* BEGIN AVAILABLE DATA *

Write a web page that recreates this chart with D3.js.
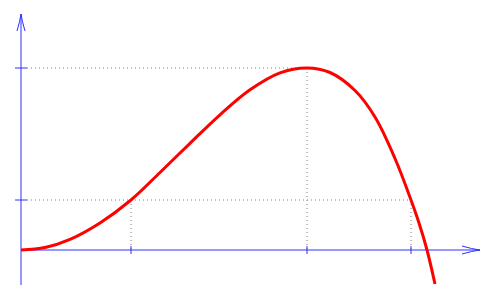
<!DOCTYPE html>
<html>
<head>
<meta charset="utf-8">
<script src="https://cdn.jsdelivr.net/npm/d3@7"></script>
<style>
  html, body { margin: 0; padding: 0; background: #fff; }
</style>
</head>
<body>
<svg id="chart" width="500" height="300"></svg>
<script>
"use strict";

// curve samples (data units)
const curveX = [0, 0.24, 0.49, 0.79, 1.10, 1.39, 1.69, 1.99, 2.29, 2.59, 2.86,
    3.09, 3.34, 3.54, 3.74, 3.90, 3.98, 4.06, 4.14];
const curveY = [0, 0.025, 0.107, 0.271, 0.50, 0.775, 1.067, 1.352, 1.602, 1.772, 1.82,
    1.775, 1.595, 1.33, 0.915, 0.50, 0.27, 0.0, -0.34];
// marked positions on the axes
const xTicks = [1.10, 2.86, 3.90];
const yTicks = [0.50, 1.82];
// guide lines: [x, y] points that get dotted projections onto the axes
const guidePoints = [[1.10, 0.50], [2.86, 1.82], [3.90, 0.50]];
// axis extents
const xExtent = [0, 4.59];
const yExtent = [-0.35, 2.36];

const svg = d3.select("#chart");

const x = d3.scaleLinear().domain(xExtent).range([21, 480]);
const y = d3.scaleLinear().domain(yExtent).range([285, 14]);

const blue = "#3030ff";
const grey = "#808080";

// dotted guides
const guides = svg.append("g")
    .attr("stroke", grey)
    .attr("stroke-width", 1)
    .attr("stroke-dasharray", "1,3")
    .attr("fill", "none");

// horizontal guides: from y axis to the farthest point at that height
yTicks.forEach(v => {
    const xs = guidePoints.filter(p => p[1] === v).map(p => p[0]);
    guides.append("line")
        .attr("x1", x(0) + 6).attr("y1", y(v))
        .attr("x2", x(d3.max(xs))).attr("y2", y(v));
});
// vertical guides: from point down to x axis
guidePoints.forEach(p => {
    guides.append("line")
        .attr("x1", x(p[0])).attr("y1", y(p[1]))
        .attr("x2", x(p[0])).attr("y2", y(0));
});

// axes
const axes = svg.append("g")
    .attr("stroke", blue)
    .attr("stroke-width", 1)
    .attr("fill", "none");

axes.append("line")
    .attr("x1", x(0)).attr("y1", y(0))
    .attr("x2", x(xExtent[1])).attr("y2", y(0));
axes.append("line")
    .attr("x1", x(0)).attr("y1", y(yExtent[0]))
    .attr("x2", x(0)).attr("y2", y(yExtent[1]));

// arrow heads (open, slightly curved)
const ax = x(xExtent[1]), ay = y(0);
axes.append("path")
    .attr("d", `M${ax - 18},${ay - 4} Q${ax - 8},${ay - 1} ${ax},${ay} Q${ax - 8},${ay + 1} ${ax - 18},${ay + 4}`);
const bx = x(0), by = y(yExtent[1]);
axes.append("path")
    .attr("d", `M${bx - 4},${by + 17} Q${bx - 1},${by + 7} ${bx},${by} Q${bx + 1},${by + 7} ${bx + 4},${by + 17}`);

// tick marks
axes.selectAll(".xtick").data(xTicks).enter()
    .append("line")
    .attr("class", "xtick")
    .attr("x1", d => x(d)).attr("x2", d => x(d))
    .attr("y1", y(0) - 4).attr("y2", y(0) + 4);
axes.selectAll(".ytick").data(yTicks).enter()
    .append("line")
    .attr("class", "ytick")
    .attr("x1", x(0) - 6).attr("x2", x(0) + 6)
    .attr("y1", d => y(d)).attr("y2", d => y(d));

// the curve
const pts = curveX.map((v, i) => [v, curveY[i]]);
svg.append("path")
    .datum(pts)
    .attr("fill", "none")
    .attr("stroke", "#ff0000")
    .attr("stroke-width", 3)
    .attr("d", d3.line()
        .x(d => x(d[0]))
        .y(d => y(d[1]))
        .curve(d3.curveCatmullRom.alpha(0.5)));
</script>
</body>
</html>
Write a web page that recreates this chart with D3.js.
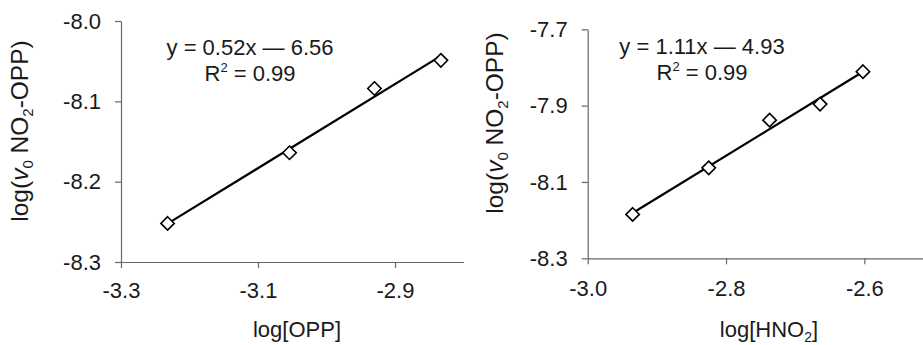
<!DOCTYPE html>
<html>
<head>
<meta charset="utf-8">
<script src="https://cdn.jsdelivr.net/npm/d3@7"></script>
<style>
  body { margin: 0; background: #fff; }
  text { font-family: "Liberation Sans", Arial, sans-serif; fill: #1a1a1a; }
  .axis path, .axis line { stroke: #666; stroke-width: 1.2; }
  .axis text { font-size: 22px; }
</style>
</head>
<body>
<div id="chart"></div>
<script>
// Data
var oppX = [-3.232, -3.054, -2.930, -2.833];
var oppY = [-8.252, -8.164, -8.084, -8.049];
var hno2X = [-2.935, -2.825, -2.737, -2.664, -2.602];
var hno2Y = [-8.185, -8.063, -7.938, -7.896, -7.811];

var oppXTicks = [-3.3, -3.1, -2.9];
var oppYTicks = [-8.0, -8.1, -8.2, -8.3];
var hno2XTicks = [-3.0, -2.8, -2.6];
var hno2YTicks = [-7.7, -7.9, -8.1, -8.3];

var oppEq = ["y = 0.52x \u2014 6.56", "0.99"];
var hno2Eq = ["y = 1.11x \u2014 4.93", "0.99"];

var svgWidth = 923;
var svgHeight = 345;

var svg = d3.select("#chart")
    .append("svg")
    .attr("width", svgWidth)
    .attr("height", svgHeight);

// least squares line through the points
function fit(xs, ys) {
    var mx = d3.mean(xs), my = d3.mean(ys);
    var sxy = d3.sum(xs, (x, i) => (x - mx) * (ys[i] - my));
    var sxx = d3.sum(xs, x => (x - mx) * (x - mx));
    var b = sxy / sxx;
    return { b: b, a: my - b * mx };
}

function panel(cfg) {
    var x = d3.scaleLinear().domain(cfg.xDomain).range(cfg.xRange);
    var y = d3.scaleLinear().domain(cfg.yDomain).range(cfg.yRange);

    // x axis
    var gx = svg.append("g")
        .attr("class", "axis")
        .attr("transform", `translate(0, ${cfg.yRange[0]})`)
        .call(d3.axisBottom(x).tickValues(cfg.xTicks)
            .tickSize(6).tickSizeOuter(0).tickPadding(cfg.xPad));
    gx.selectAll("text").text(d => d3.format(".1f")(d).replace("\u2212", "-"));

    // y axis
    var gy = svg.append("g")
        .attr("class", "axis")
        .attr("transform", `translate(${cfg.xRange[0]}, 0)`)
        .call(d3.axisLeft(y).tickValues(cfg.yTicks)
            .tickSize(6).tickSizeOuter(0).tickPadding(cfg.yPad));
    gy.selectAll("text").text(d => d3.format(".1f")(d).replace("\u2212", "-"));

    // regression line
    var f = fit(cfg.xs, cfg.ys);
    var x0 = d3.min(cfg.xs), x1 = d3.max(cfg.xs);
    svg.append("line")
        .attr("x1", x(x0)).attr("y1", y(f.a + f.b * x0))
        .attr("x2", x(x1)).attr("y2", y(f.a + f.b * x1))
        .attr("stroke", "#000")
        .attr("stroke-width", 2.2);

    // diamond markers
    var pts = cfg.xs.map((d, i) => [d, cfg.ys[i]]);
    svg.selectAll(null)
        .data(pts)
        .enter()
        .append("path")
        .attr("d", d3.symbol().type(d3.symbolDiamond2).size(115))
        .attr("transform", d => `translate(${x(d[0])}, ${y(d[1])})`)
        .attr("fill", "#fff")
        .attr("stroke", "#000")
        .attr("stroke-width", 1.6);

    // equation
    svg.append("text")
        .attr("x", cfg.eqX).attr("y", cfg.eqY)
        .attr("text-anchor", "middle")
        .attr("font-size", "22px")
        .text(cfg.eq[0]);
    var r2 = svg.append("text")
        .attr("x", cfg.eqX).attr("y", cfg.eqY + 26)
        .attr("text-anchor", "middle")
        .attr("font-size", "22px");
    r2.append("tspan").text("R");
    r2.append("tspan").attr("font-size", "13px").attr("dy", "-9").text("2");
    r2.append("tspan").attr("dy", "9").text(" = " + cfg.eq[1]);

    // x title
    var xt = svg.append("text")
        .attr("x", cfg.xTitleX).attr("y", 337)
        .attr("text-anchor", "middle")
        .attr("font-size", "22px");
    xt.append("tspan").text(cfg.xTitle);
    if (cfg.xSub) {
        xt.append("tspan").attr("font-size", "14px").attr("dy", "5").text(cfg.xSub);
        xt.append("tspan").attr("dy", "-5").text("]");
    }

    // y title
    var yt = svg.append("text")
        .attr("transform", `translate(${cfg.yTitleX}, ${cfg.yTitleY}) rotate(-90)`)
        .attr("text-anchor", "middle")
        .attr("font-size", "24.5px");
    yt.append("tspan").text("log(");
    yt.append("tspan").attr("font-style", "italic").text("v");
    yt.append("tspan").attr("font-size", "15px").attr("dy", "5").text("0");
    yt.append("tspan").attr("dy", "-5").text(" NO");
    yt.append("tspan").attr("font-size", "15px").attr("dy", "5").text("2");
    yt.append("tspan").attr("dy", "-5").text("-OPP)");
}

panel({
    xs: oppX, ys: oppY,
    xDomain: [-3.3, -2.8], xRange: [121, 463.5],
    yDomain: [-8.3, -8.0], yRange: [262, 21],
    xTicks: oppXTicks, yTicks: oppYTicks,
    xPad: 14, yPad: 14,
    eq: oppEq, eqX: 250, eqY: 54.5,
    xTitle: "log[OPP]", xTitleX: 297,
    yTitleX: 28, yTitleY: 131
});

panel({
    xs: hno2X, ys: hno2Y,
    xDomain: [-3.0, -2.5], xRange: [587.7, 933.5],
    yDomain: [-8.3, -7.7], yRange: [258.3, 29.3],
    xTicks: hno2XTicks, yTicks: hno2YTicks,
    xPad: 16, yPad: 14,
    eq: hno2Eq, eqX: 702, eqY: 53.5,
    xTitle: "log[HNO", xSub: "2", xTitleX: 769,
    yTitleX: 503, yTitleY: 123
});
</script>
</body>
</html>
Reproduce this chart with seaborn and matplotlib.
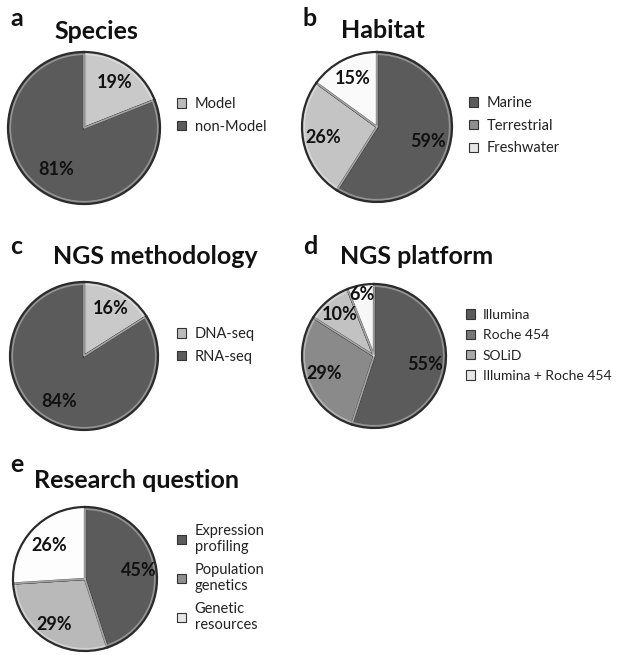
import numpy as np
import matplotlib
matplotlib.use("Agg")
import matplotlib.pyplot as plt
import matplotlib.patches as mpatches
import seaborn as sns

W, H = 618, 655

# panel data
species_labels = ["Model", "non-Model"]
species_values = [19, 81]

habitat_labels = ["Marine", "Terrestrial", "Freshwater"]
habitat_values = [59, 26, 15]

method_labels = ["DNA-seq", "RNA-seq"]
method_values = [16, 84]

platform_labels = ["Illumina", "Roche 454", "SOLiD", "Illumina + Roche 454"]
platform_values = [55, 29, 10, 6]

question_labels = ["Expression\nprofiling", "Population\ngenetics", "Genetic\nresources"]
question_values = [45, 29, 26]

sns.set_theme(style="white")
plt.rcParams["font.family"] = ["Lato", "DejaVu Sans"]

DARK = "#5b5b5b"
EDGE = "#2b2b2b"

panels = [
    dict(letter="a", title="Species", labels=species_labels, values=species_values,
         colors=["#c9c9c9", DARK], leg_colors=["#bcbcbc", DARK],
         center=(84, 128), r=76, title_xy=(96, 39), letter_xy=(10, 26),
         leg_xy=(177, 97), leg_fs=10.5, pct=[0.73, 0.66]),
    dict(letter="b", title="Habitat", labels=habitat_labels, values=habitat_values,
         colors=[DARK, "#c4c4c4", "#fafafa"], leg_colors=[DARK, "#8f8f8f", "#e6e6e6"],
         center=(377, 127), r=75, title_xy=(383, 38), letter_xy=(303, 26),
         leg_xy=(469, 96), leg_fs=10.5, pct=[0.71, 0.73, 0.72]),
    dict(letter="c", title="NGS methodology", labels=method_labels, values=method_values,
         colors=["#c9c9c9", DARK], leg_colors=["#bcbcbc", DARK],
         center=(84, 356), r=74, title_xy=(155, 264), letter_xy=(10, 254),
         leg_xy=(177, 327), leg_fs=10.5, pct=[0.74, 0.70]),
    dict(letter="d", title="NGS platform", labels=platform_labels, values=platform_values,
         colors=[DARK, "#8a8a8a", "#c2c2c2", "#f7f7f7"],
         leg_colors=[DARK, "#777777", "#a8a8a8", "#e6e6e6"],
         center=(374, 356), r=72, title_xy=(417, 264), letter_xy=(303, 254),
         leg_xy=(466, 309), leg_fs=10, pct=[0.72, 0.73, 0.75, 0.87]),
    dict(letter="e", title="Research question", labels=question_labels, values=question_values,
         colors=[DARK, "#b9b9b9", "#fdfdfd"], leg_colors=[DARK, "#8f8f8f", "#e6e6e6"],
         center=(85, 579), r=72, title_xy=(137, 488), letter_xy=(10, 472),
         leg_xy=(177, 524), leg_fs=10.5, pct=[0.75, 0.76, 0.68]),
]

fig = plt.figure(figsize=(W / 100, H / 100), dpi=100)

for p in panels:
    cx, cy = p["center"]
    r = p["r"]
    ax = fig.add_axes([(cx - r - 4) / W, (H - cy - r - 4) / H, (2 * r + 8) / W, (2 * r + 8) / H])
    scale = r / (r + 4)
    wedges, _ = ax.pie(p["values"], colors=p["colors"], startangle=90, counterclock=False,
                       radius=scale,
                       wedgeprops=dict(edgecolor=EDGE, linewidth=1.6))
    # soft inner highlight to hint the bevel
    ax.pie(p["values"], colors=["none"] * len(p["values"]), startangle=90, counterclock=False,
           radius=scale * 0.97,
           wedgeprops=dict(edgecolor=(1, 1, 1, 0.35), linewidth=1.2, fill=False))
    ax.set_xlim(-1, 1)
    ax.set_ylim(-1, 1)
    ax.set_aspect("equal")

    for w, val, d in zip(wedges, p["values"], p["pct"]):
        ang = np.deg2rad((w.theta1 + w.theta2) / 2)
        ax.text(d * scale * np.cos(ang), d * scale * np.sin(ang), f"{val}%",
                ha="center", va="center", fontsize=13, fontweight="bold", color="#111111")

    fig.text(p["title_xy"][0] / W, 1 - p["title_xy"][1] / H, p["title"],
             ha="center", va="baseline", fontsize=18, fontweight="bold", color="#111111")
    fig.text(p["letter_xy"][0] / W, 1 - p["letter_xy"][1] / H, p["letter"],
             ha="left", va="baseline", fontsize=18, fontweight="bold", color="#111111")

    handles = [mpatches.Patch(facecolor=c, edgecolor="#333333", linewidth=0.8, label=l)
               for c, l in zip(p["leg_colors"], p["labels"])]
    fig.legend(handles=handles, loc="upper left",
               bbox_to_anchor=(p["leg_xy"][0] / W, 1 - p["leg_xy"][1] / H),
               frameon=False, fontsize=p["leg_fs"], handlelength=0.65, handleheight=0.65,
               handletextpad=0.55, labelspacing=0.6, borderpad=0, borderaxespad=0,
               labelcolor="#222222")

fig.savefig("out.png", dpi=100, facecolor="white")
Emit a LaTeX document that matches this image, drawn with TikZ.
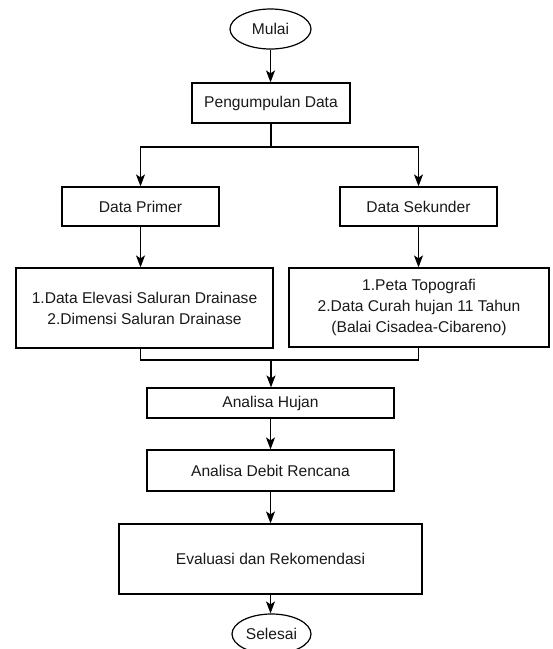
\documentclass[tikz,border=0pt]{standalone}
\usepackage{fontspec}
\setmainfont{Liberation Sans}
\usetikzlibrary{shapes.geometric,arrows.meta}
\begin{document}
\begin{tikzpicture}[x=1pt,y=-1pt,
  every node/.style={font=\fontsize{15.6}{21}\selectfont, text=black!90, align=center, inner sep=0pt},
  box/.style={draw=black, line width=1.2pt, rectangle},
  term/.style={draw=black, line width=1.2pt, ellipse},
  conn/.style={draw=black, line width=1.2pt},
  arr/.style={conn, -{Stealth[length=12pt,width=9pt,inset=3pt]}}]
\useasboundingbox (0,0) rectangle (553,649);
\node[term, minimum width=81pt, minimum height=40pt] (mulai) at (270.5,29) {Mulai};
\node[box, minimum width=158pt, minimum height=40pt] (pd) at (271,103) {Pengumpulan Data};
\node[box, minimum width=157pt, minimum height=39pt] (dp) at (140.5,206.5) {Data Primer};
\node[box, minimum width=157pt, minimum height=39pt] (ds) at (418.5,206.5) {Data Sekunder};
\node[box, minimum width=257pt, minimum height=80pt] (l1) at (144.5,308) {1.Data Elevasi Saluran Drainase\\2.Dimensi Saluran Drainase};
\node[box, minimum width=260pt, minimum height=79pt] (l2) at (419,307.5) {1.Peta Topografi\\2.Data Curah hujan 11 Tahun\\(Balai Cisadea-Cibareno)};
\node[box, minimum width=247pt, minimum height=30pt] (ah) at (270.5,403) {Analisa Hujan};
\node[box, minimum width=247pt, minimum height=41pt] (adr) at (270.5,470.5) {Analisa Debit Rencana};
\node[box, minimum width=303pt, minimum height=70pt] (ev) at (270.5,559) {Evaluasi dan Rekomendasi};
\node[term, minimum width=79pt, minimum height=40pt] (sel) at (271.5,634) {Selesai};
\coordinate (split) at (271,147);
\coordinate (merge) at (271,360);
\draw[arr] (mulai.south) -- (mulai.south |- pd.north);
\draw[conn] (pd.south) -- (split);
\draw[arr] (split) -| (dp.north);
\draw[arr] (split) -| (ds.north);
\draw[arr] (dp.south) -- (dp.south |- l1.north);
\draw[arr] (ds.south) -- (ds.south |- l2.north);
\draw[conn] (dp.south |- l1.south) |- (merge) -| (ds.south |- l2.south);
\draw[arr] (merge) -- (merge |- ah.north);
\draw[arr] (ah.south) -- (adr.north);
\draw[arr] (adr.south) -- (ev.north);
\draw[arr] (ev.south) -- (ev.south |- sel.north);
\end{tikzpicture}
\end{document}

* END AVAILABLE DATA *

What lines above run from the one with "Reproduce this chart" to the one with "platform_values = [55, 29, 10, 6]"? Give them again exactly, ends included, and leave the pictures out.

=== ANSWER TO THE EXERCISE ===
Reproduce this chart with seaborn and matplotlib.
import numpy as np
import matplotlib
matplotlib.use("Agg")
import matplotlib.pyplot as plt
import matplotlib.patches as mpatches
import seaborn as sns

W, H = 618, 655

# panel data
species_labels = ["Model", "non-Model"]
species_values = [19, 81]

habitat_labels = ["Marine", "Terrestrial", "Freshwater"]
habitat_values = [59, 26, 15]

method_labels = ["DNA-seq", "RNA-seq"]
method_values = [16, 84]

platform_labels = ["Illumina", "Roche 454", "SOLiD", "Illumina + Roche 454"]
platform_values = [55, 29, 10, 6]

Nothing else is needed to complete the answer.